Let courts review each case, after the fact, with all the knowledge that comes from
evidence— not speculation or lobbyists “studies” (often a form of pseudo-science). Let them review, in detail, the damage and the harm, what was known to the platform and its employees and executives, the attempts (if any) they made to reduce or avoid the harm, and the costs of doing so. Let them even consider the likely effect on the Internet and society as a whole, with the aid of evidence- and science-based expert testimony developed
after the fact.
This incredibly complex and nuanced assessment of culpability and responsibility will be hard enough to assess after the fact, when all the considerations, precautions and consequences are known, and the only speculation might be what else the platform might have done. There is no way that Congress—or any other human institution—can create a useful general rule in advance, let alone under an avalanche of lobbying from interest groups pushing their own abstract agendas.
This is a matter to trust to our courts, to resolve piecemeal, step by step, case by case, under common law. That’s how we got from assessing ox-cart accidents in the King’s Courts to dealing with intercontinental air terrorism, industrial explosions and railroad disasters today. The technology may change, but the general need for meticulously developed standards of care to avoid foreseeable harm doesn’t.
Resort to the common law is essential for another reason.

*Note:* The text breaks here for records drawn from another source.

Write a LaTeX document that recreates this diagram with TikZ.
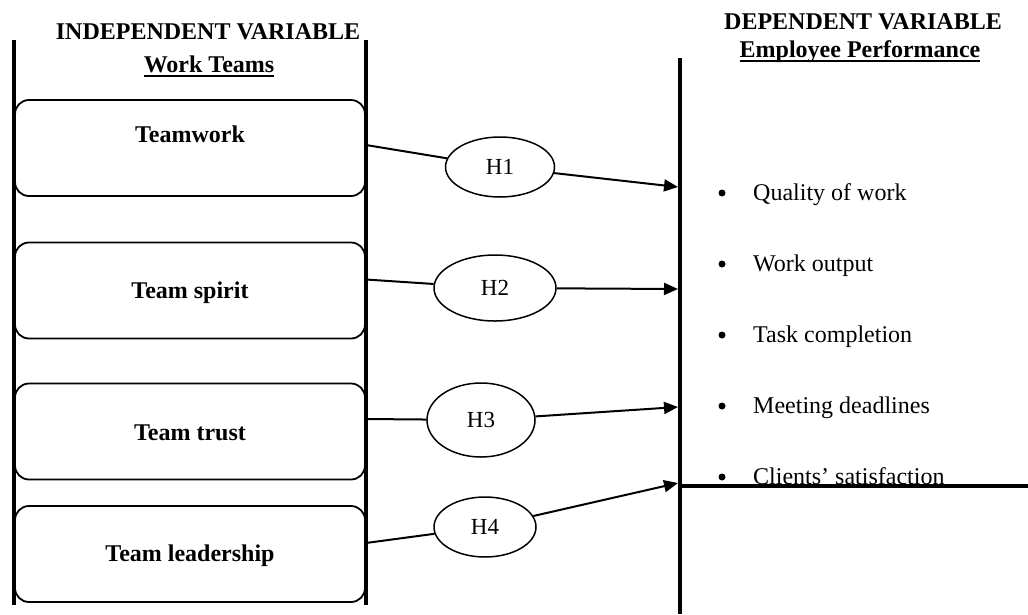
\documentclass[tikz,border=0pt]{standalone}
\usepackage{fontspec}
\setmainfont{Liberation Serif}
\usetikzlibrary{shapes.geometric,arrows.meta}
\newcommand\myul[1]{\setbox0\hbox{#1}\rlap{\rule[-5pt]{\wd0}{1.8pt}}\box0}
\begin{document}
\begin{tikzpicture}[x=1pt,y=-1pt,
  thickline/.style={line width=4pt},
  box/.style={draw,line width=1.8pt,rounded corners=14pt,minimum width=350pt,minimum height=96pt,inner sep=0pt},
  btext/.style={font=\fontsize{24}{28}\selectfont\bfseries,anchor=base,inner sep=0pt},
  hyp/.style={draw,ellipse,line width=1.5pt,inner sep=0pt,font=\fontsize{23}{27}\selectfont},
  conn/.style={line width=2pt},
  arr/.style={line width=2pt,-{Triangle[length=14pt,width=12pt]}},
  item/.style={font=\fontsize{24}{28}\selectfont,anchor=base west,inner sep=0pt},
  bul/.style={circle,fill,inner sep=0pt,minimum size=7pt},
  title/.style={font=\fontsize{24}{28}\selectfont\bfseries,anchor=base,inner sep=0pt}]

\useasboundingbox (0,0) rectangle (1028,614);

% titles
\node[title] (indep) at (208,39.5) {INDEPENDENT VARIABLE};
\node[title] (wt) at (209,72) {\myul{Work Teams}};
\node[title] (dep) at (863,29) {DEPENDENT VARIABLE};
\node[title] (ep) at (860,57) {\myul{Employee Performance}};

% boxes
\node[box] (b1) at (190,148) {};
\node[box] (b2) at (190,290.5) {};
\node[box] (b3) at (190,431.5) {};
\node[box] (b4) at (190,554) {};
\node[btext] (b1t) at (190,142) {Teamwork};
\node[btext] (b2t) at (190,298) {Team spirit};
\node[btext] (b3t) at (190,440) {Team trust};
\node[btext] (b4t) at (190,561) {Team leadership};

% left frame lines
\draw[thickline] (14,40) -- (14,605);
\draw[thickline] (366,40) -- (366,605);

% right frame
\draw[thickline] (680,58) -- (680,614);

% hypotheses
\node[hyp,minimum width=109pt,minimum height=60pt] (h1) at (500,167) {H1};
\node[hyp,minimum width=122pt,minimum height=66pt] (h2) at (495,288) {H2};
\node[hyp,minimum width=108pt,minimum height=74pt] (h3) at (481,420) {H3};
\node[hyp,minimum width=102pt,minimum height=60pt] (h4) at (485,527) {H4};

\coordinate (p1) at (678,187);
\coordinate (p2) at (678,289);
\coordinate (p3) at (678,407);
\coordinate (p4) at (678,483);

\draw[conn] ([yshift=3pt]b1.east) -- (h1);
\draw[conn] ([yshift=11pt]b2.east) -- (h2);
\draw[conn] ([yshift=12.5pt]b3.east) -- (h3);
\draw[conn] ([yshift=11pt]b4.east) -- (h4);

\draw[arr] (h1) -- (p1);
\draw[arr] (h2) -- (p2);
\draw[arr] (h3) -- (p3);
\draw[arr] (h4) -- (p4);

% items
\node[bul] (d1) at (722,193) {};
\node[bul] (d2) at (722,264) {};
\node[bul] (d3) at (722,335) {};
\node[bul] (d4) at (722,406) {};
\node[bul] (d5) at (722,477) {};
\node[item] (i1) at (753,200) {Quality of work};
\node[item] (i2) at (753,271) {Work output};
\node[item] (i3) at (753,342) {Task completion};
\node[item] (i4) at (753,413) {Meeting deadlines};
\node[item] (i5) at (753,484) {Clients’ satisfaction};

\draw[thickline] (680,486) -- (1028,486);
\end{tikzpicture}
\end{document}
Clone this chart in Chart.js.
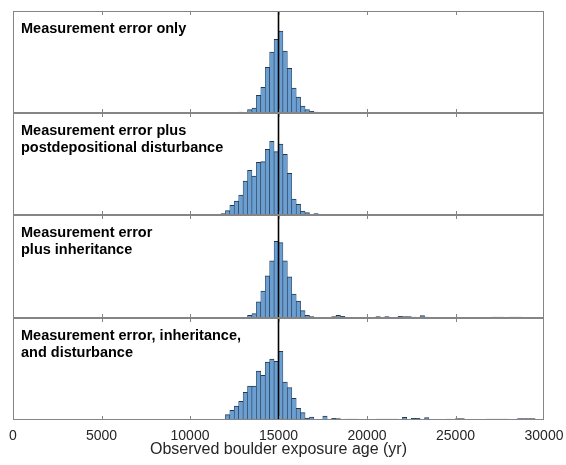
<!DOCTYPE html>
<html>
<head>
<meta charset="utf-8">
<script src="https://cdn.jsdelivr.net/npm/chart.js@4.4.0/dist/chart.umd.min.js"></script>
<style>
html, body { margin: 0; padding: 0; background: #fff; }
#wrap { position: relative; width: 566px; height: 465px; }
#wrap canvas { position: absolute; left: 0; }
</style>
</head>
<body>
<div id="wrap">
  <canvas id="p0" width="566"></canvas>
  <canvas id="p1" width="566"></canvas>
  <canvas id="p2" width="566"></canvas>
  <canvas id="p3" width="566"></canvas>
</div>
<script>
// histogram bins (yr)
const binWidth = 250;
const ageMax = 30000;
const trueAge = 15000;

const panelLabels = [
    ['Measurement error only'],
    ['Measurement error plus', 'postdepositional disturbance'],
    ['Measurement error', 'plus inheritance'],
    ['Measurement error, inheritance,', 'and disturbance']
];

// counts per 250-yr bin, starting at the given age
const errorOnlyStart = 12750;
const errorOnlyCounts = [3, 0, 10, 15, 53, 77, 137, 183, 221, 246, 186, 134, 75, 48, 21, 10, 5, 3];

const disturbanceStart = 11750;
const disturbanceCounts = [4, 13, 29, 42, 60, 102, 134, 117, 158, 160, 197, 221, 190, 213, 182, 125,
    48, 32, 12, 7, 0, 4];

const inheritanceStart = 13250;
const inheritanceCounts = [8, 13, 48, 80, 125, 170, 228, 224, 170, 122, 71, 50, 22, 8, 4,
    0, 0, 0, 0, 4, 8, 5, 0, 0, 0, 0, 0, 0, 0, 4, 0, 4, 0, 0, 5, 4, 4, 3, 0, 7, 3,
    0, 0, 2, 0, 2, 0, 0, 2, 2, 0, 0, 2, 0, 0, 3, 3, 3, 0, 3, 3, 3, 0, 0, 0, 2, 2];

const bothStart = 11750;
const bothCounts = [2, 16, 29, 42, 56, 83, 102, 102, 147, 134, 174, 183, 176, 206, 114, 97, 65, 35, 22, 6, 9, 2,
    0, 12, 0, 5, 4, 0, 3, 3, 3, 0, 0, 2, 0, 3, 3, 3, 3, 3, 0, 8, 0, 5, 5, 0, 7,
    0, 0, 0, 0, 3, 0, 4, 4, 0, 0, 0, 2, 0, 3, 3, 3, 3, 3, 0, 0, 4, 4, 4, 4, 2, 2];

const yMax = 306;

const binLabels = Array.from({ length: ageMax / binWidth }, (_, i) => i * binWidth);

function toBins(start, counts) {
    const out = new Array(binLabels.length).fill(null);
    counts.forEach((c, i) => {
        const k = start / binWidth + i;
        if (c > 0) out[k] = c;
    });
    return out;
}

const panelData = [
    toBins(errorOnlyStart, errorOnlyCounts),
    toBins(disturbanceStart, disturbanceCounts),
    toBins(inheritanceStart, inheritanceCounts),
    toBins(bothStart, bothCounts)
];

const panelTops = [11, 113, 215, 318];
const panelBottom = 420;
const axisHeight = 45;

function panelPlugin(idx) {
    return {
        id: 'panelDecor' + idx,
        afterDatasetsDraw(chart) {
            const { ctx, chartArea } = chart;
            const xs = chart.scales.x2;
            const l = chartArea.left, r = chartArea.right, t = chartArea.top, b = chartArea.bottom;
            ctx.save();
            // true age line
            const xl = xs.getPixelForValue(trueAge);
            ctx.strokeStyle = '#000';
            ctx.lineWidth = 1.6;
            ctx.beginPath();
            ctx.moveTo(xl, t);
            ctx.lineTo(xl, b);
            ctx.stroke();
            // frame
            ctx.strokeStyle = '#858585';
            ctx.lineWidth = 1;
            ctx.strokeRect(l + 0.5, t + 0.5, r - l - 1, b - t - 1);
            // inward ticks
            ctx.beginPath();
            for (let v = 5000; v < ageMax; v += 5000) {
                const x = Math.round(xs.getPixelForValue(v)) + 0.5;
                ctx.moveTo(x, t);
                ctx.lineTo(x, t + 4);
                ctx.moveTo(x, b);
                ctx.lineTo(x, b - 4);
            }
            ctx.stroke();
            // panel label
            ctx.fillStyle = '#000';
            ctx.font = 'bold 14.5px "Liberation Sans", Arial, sans-serif';
            ctx.textBaseline = 'alphabetic';
            panelLabels[idx].forEach((line, j) => {
                ctx.fillText(line, l + 8, t + 22 + j * 17);
            });
            ctx.restore();
        }
    };
}

panelData.forEach((bins, idx) => {
    const last = idx === panelData.length - 1;
    const canvas = document.getElementById('p' + idx);
    const top = panelTops[idx];
    const bottom = last ? panelBottom : panelTops[idx + 1];
    const h = (bottom - top) + 1 + (last ? axisHeight : 1);
    canvas.style.top = (top - 1) + 'px';
    canvas.height = h;
    canvas.style.width = '566px';
    canvas.style.height = h + 'px';

    new Chart(canvas.getContext('2d'), {
        type: 'bar',
        data: {
            labels: binLabels,
            datasets: [{
                data: bins,
                backgroundColor: '#6c9fd1',
                borderColor: '#23384f',
                borderWidth: { top: 1, left: 0.6, right: 0.6, bottom: 0 },
                borderSkipped: 'start',
                barPercentage: 1,
                categoryPercentage: 1
            }]
        },
        options: {
            responsive: false,
            maintainAspectRatio: false,
            animation: false,
            devicePixelRatio: 1,
            layout: { padding: { left: 13, right: 22, top: 1, bottom: last ? 0 : 1 } },
            plugins: { legend: { display: false }, tooltip: { enabled: false } },
            scales: {
                x: { type: 'category', display: false, offset: true },
                x2: {
                    type: 'linear',
                    position: 'bottom',
                    min: 0,
                    max: ageMax,
                    offset: false,
                    display: last,
                    grid: { display: false, drawTicks: false, offset: false },
                    border: { display: false },
                    ticks: {
                        stepSize: 5000,
                        padding: 8,
                        color: '#262626',
                        font: { family: '"Liberation Sans", Arial, sans-serif', size: 14 },
                        maxRotation: 0,
                        callback: v => String(v)
                    },
                    title: {
                        display: true,
                        text: 'Observed boulder exposure age (yr)',
                        color: '#262626',
                        font: { family: '"Liberation Sans", Arial, sans-serif', size: 16 },
                        padding: { top: 2, bottom: 6 }
                    },
                    afterFit(scale) {
                        scale.paddingLeft = 0;
                        scale.paddingRight = 0;
                        if (last) scale.height = axisHeight;
                    }
                },
                y: { min: 0, max: yMax, display: false }
            }
        },
        plugins: [panelPlugin(idx)]
    });
});
</script>
</body>
</html>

Under existing Section 230(c)(1), Internet platforms’ managers know with certainty that they will never incur liability for harm caused by lies or hate pushed by others on their platforms. Therefore, every penny they spend to curtail those lies or hate is an unnecessary expense, motivated, if at all, by altruism and good citizenship. In nation that runs on profit and loss, and whose Founders based on a careful balance of powers, that’s a weak foundation for either democracy or science.